Paul and his borrowed band had previously played some select shows before the Free Spirit tour was released. This proved very beneficial as it allowed them to establish a chemistry and there was no awkwardness given that the tour was still in its infancy. The tour was billed as Free Spirit, so the audience should have been well forewarned as to the set contents. However, it was to the crowd’s amusement that one female member shouted out for “Shooting Star” at one point…hmm. Well, Paul himself engaged with her several times but not to the point of changing the whole tour premise.
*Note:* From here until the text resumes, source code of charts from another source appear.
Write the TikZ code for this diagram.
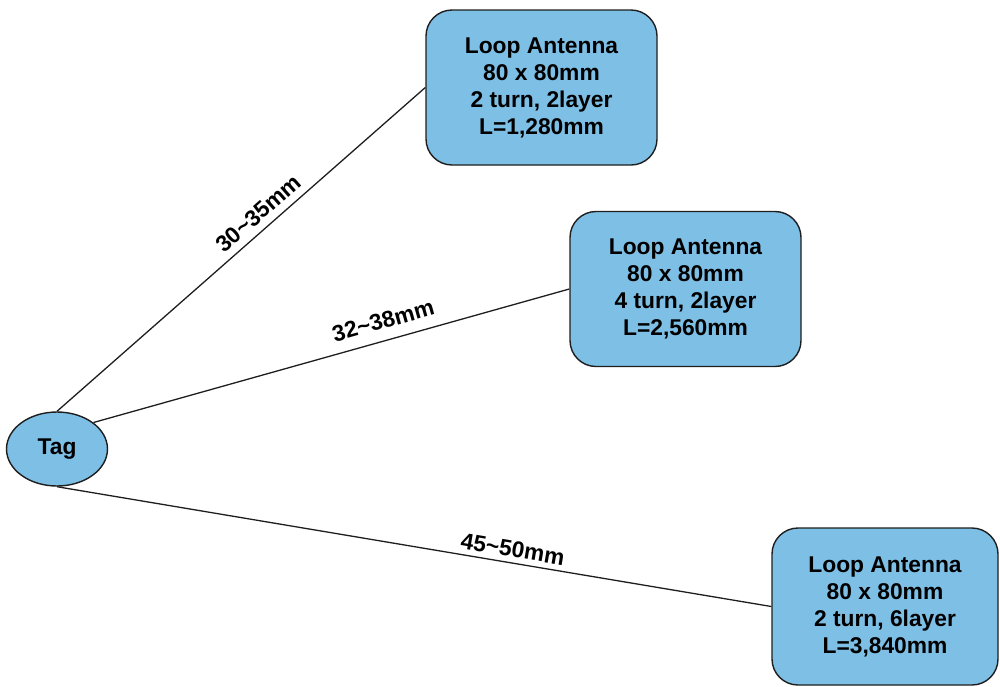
\documentclass[tikz,border=0pt]{standalone}
\usepackage{fontspec}
\setmainfont{Liberation Sans}
\usetikzlibrary{shapes.geometric}
\definecolor{boxblue}{RGB}{126,191,230}
\definecolor{edgegray}{RGB}{30,30,30}
\begin{document}
\begin{tikzpicture}[x=1pt,y=-1pt,
  every node/.style={font=\bfseries\fontsize{22.8}{27}\selectfont, text=black},
  antenna/.style={draw=edgegray, line width=1.4pt, fill=boxblue, rounded corners=26pt,
    minimum width=231pt, minimum height=155pt, inner sep=0pt, align=center},
  tagnode/.style={draw=edgegray, line width=1.4pt, fill=boxblue, ellipse,
    minimum width=101pt, minimum height=74pt, inner sep=0pt},
  conn/.style={draw=edgegray, line width=1.3pt},
  dist/.style={sloped, inner sep=0pt}
]
\useasboundingbox (0,0) rectangle (1000,686);
\node[tagnode] (tag) at (57,449) {Tag};
\node[antenna] (a1) at (541.5,87.5) {Loop Antenna\\80 x 80mm\\2 turn, 2layer\\L=1,280mm};
\node[antenna] (a2) at (685.5,289) {Loop Antenna\\80 x 80mm\\4 turn, 2layer\\L=2,560mm};
\node[antenna, minimum width=226pt, minimum height=157pt] (a3) at (885,606.5) {Loop Antenna\\80 x 80mm\\2 turn, 6layer\\L=3,840mm};
\draw[conn] (tag.north) -- node[dist, pos=0.575, above=7pt] {30\textasciitilde35mm} (a1.west);
\draw[conn] (tag.36) -- node[dist, pos=0.62, above=11pt] {32\textasciitilde38mm} (a2.west);
\draw[conn] (tag.south) -- node[dist, pos=0.635, above=5pt] {45\textasciitilde50mm} (a3.west);
\end{tikzpicture}
\end{document}
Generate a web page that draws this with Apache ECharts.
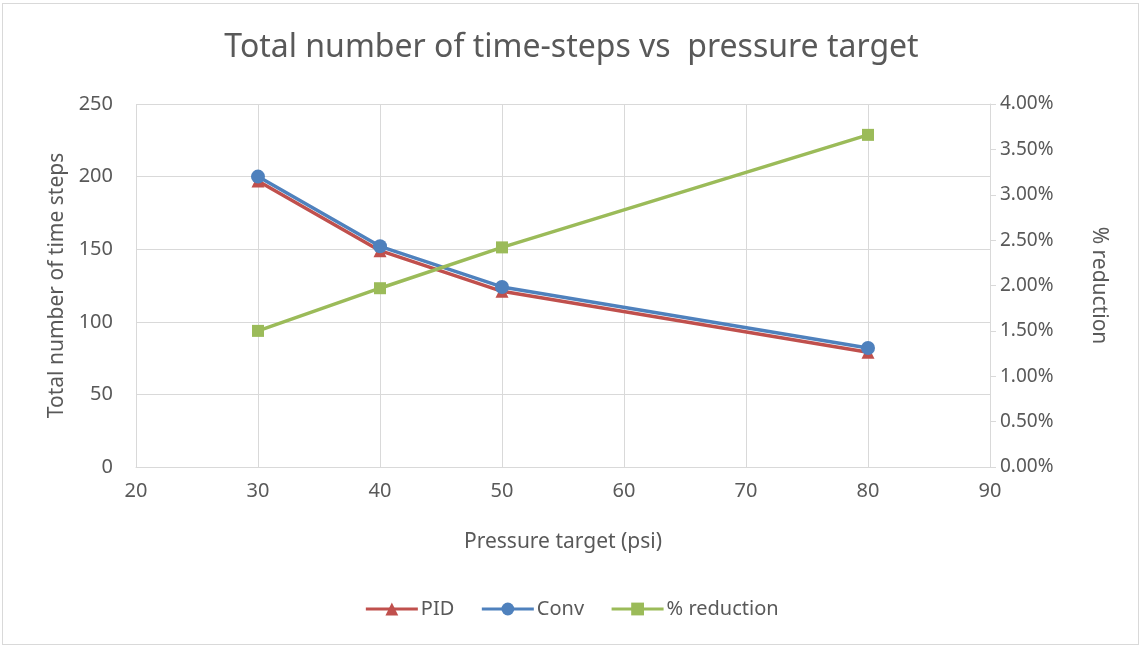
<!DOCTYPE html>
<html>
<head>
<meta charset="utf-8">
<script src="https://cdn.jsdelivr.net/npm/echarts@6/dist/echarts.min.js"></script>
<style>
html,body{margin:0;padding:0;background:#fff;}
#c{width:1143px;height:648px;box-sizing:border-box;}
#frame{position:absolute;left:2px;top:3px;width:1137px;height:642px;border:1px solid #D9D9D9;box-sizing:border-box;pointer-events:none;}
</style>
</head>
<body>
<div id="c"></div>
<div id="frame"></div>
<script>
const pressure = [30, 40, 50, 80];
const pid = [197, 149, 121, 79];
const conv = [200, 152, 124, 82];
const reduction = [1.50, 1.97, 2.42, 3.66];
const leftTicks = [0, 50, 100, 150, 200, 250];
const rightTicks = [0, 0.5, 1, 1.5, 2, 2.5, 3, 3.5, 4];

const font = 'Noto Sans';
const grey = '#595959';
const chart = echarts.init(document.getElementById('c'));
chart.setOption({
  animation: false,
  title: {
    text: 'Total number of time-steps vs  pressure target',
    left: 'center', top: 27,
    textStyle: {fontFamily: font, fontSize: 32, fontWeight: 'normal', color: grey}
  },
  legend: {
    bottom: 24, left: 'center', itemGap: 26, itemWidth: 52, itemHeight: 16,
    lineStyle: {width: 3},
    textStyle: {fontFamily: font, fontSize: 20, color: grey, padding: [0, 0, 0, -2]},
    data: ['PID', 'Conv', '% reduction']
  },
  grid: {left: 136, right: 153, top: 104, bottom: 181},
  xAxis: {
    type: 'value', min: 20, max: 90, interval: 10,
    name: 'Pressure target (psi)', nameLocation: 'middle', nameGap: 65,
    nameTextStyle: {fontFamily: font, fontSize: 21, color: grey},
    axisLine: {show: true, lineStyle: {color: '#D9D9D9', width: 1}},
    axisTick: {show: false},
    axisLabel: {fontFamily: font, fontSize: 20, color: grey, margin: 14},
    splitLine: {show: true, lineStyle: {color: '#D9D9D9', width: 1}}
  },
  yAxis: [
    {
      type: 'value', min: 0, max: 250, interval: 50, position: 'left',
      name: 'Total number of time steps', nameLocation: 'middle', nameGap: 68, nameRotate: 90,
      nameTextStyle: {fontFamily: font, fontSize: 21, color: grey},
      axisLine: {show: false}, axisTick: {show: false},
      axisLabel: {fontFamily: font, fontSize: 20, color: grey, margin: 23,
        formatter: v => leftTicks.includes(v) ? String(v) : ''},
      splitLine: {show: true, lineStyle: {color: '#D9D9D9', width: 1}}
    },
    {
      type: 'value', min: 0, max: 4, interval: 0.5, position: 'right',
      name: '% reduction', nameLocation: 'middle', nameGap: 98, nameRotate: -90,
      nameTextStyle: {fontFamily: font, fontSize: 21, color: grey},
      axisLine: {show: true, lineStyle: {color: '#D9D9D9', width: 1}},
      axisTick: {show: true, length: 6, lineStyle: {color: '#D9D9D9'}},
      axisLabel: {fontFamily: font, fontSize: 19, color: grey, margin: 10,
        formatter: v => rightTicks.includes(v) ? v.toFixed(2) + '%' : ''},
      splitLine: {show: false}
    }
  ],
  series: [
    {
      name: 'PID', type: 'line', yAxisIndex: 0,
      data: pressure.map((p, i) => [p, pid[i]]),
      symbol: 'triangle', symbolSize: 13,
      lineStyle: {color: '#C0504D', width: 3.5}, itemStyle: {color: '#C0504D'}
    },
    {
      name: 'Conv', type: 'line', yAxisIndex: 0,
      data: pressure.map((p, i) => [p, conv[i]]),
      symbol: 'circle', symbolSize: 14,
      lineStyle: {color: '#4F81BD', width: 3.5}, itemStyle: {color: '#4F81BD'}
    },
    {
      name: '% reduction', type: 'line', yAxisIndex: 1,
      data: pressure.map((p, i) => [p, reduction[i]]),
      symbol: 'rect', symbolSize: 12,
      lineStyle: {color: '#9BBB59', width: 3.5}, itemStyle: {color: '#9BBB59'}
    }
  ]
});
</script>
</body>
</html>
Last time I had been more than impressed with Paul Rodgers and the diversity and range of his vocals. Unlike many of his peers he had lost nothing in terms of the upper register, the fact that he was also able to retain all of its power was quite simply spellbinding at times. I am quite sure that I was not the only audience member standing visibly open-mouthed for the majority of the one-and-a-half-hour set. Backed by a high-quality band where all the elements both individually and collectively shone in terms of talent. Kudos should however be paid to guitarist Pete Bullick. To not just replicate the playing of Paul Kossoff by rote but to also add both emotion and feeling to capture the very essence of the songs certainly was very admirable. All the musicians were also graciously offered their own solo spots in the set. Generally musician solos leave me cold and disinterested but they came over as just the correct length in order to just entertain and engage, but not leave me disinterested.
The set list as promised was essentially a walk through the Free back catalogue. Personal highlights were “My Brother Jake,” and a fast and furious “Wishing Well”. I also particularly enjoyed the slower paced number “I Need a Friend.” The show culminated in a great audience interactive “All Right Now,” in which audience members were actively encouraged to leave their seated confines and let their hair (if you still have some) down.
In a nutshell, a fantastic evening paying respectful homage to the standards of the past but which, through the voice of Paul Rodgers, delivered one of the best sounding live vocal performances that I have ever been fortunate enough to witness.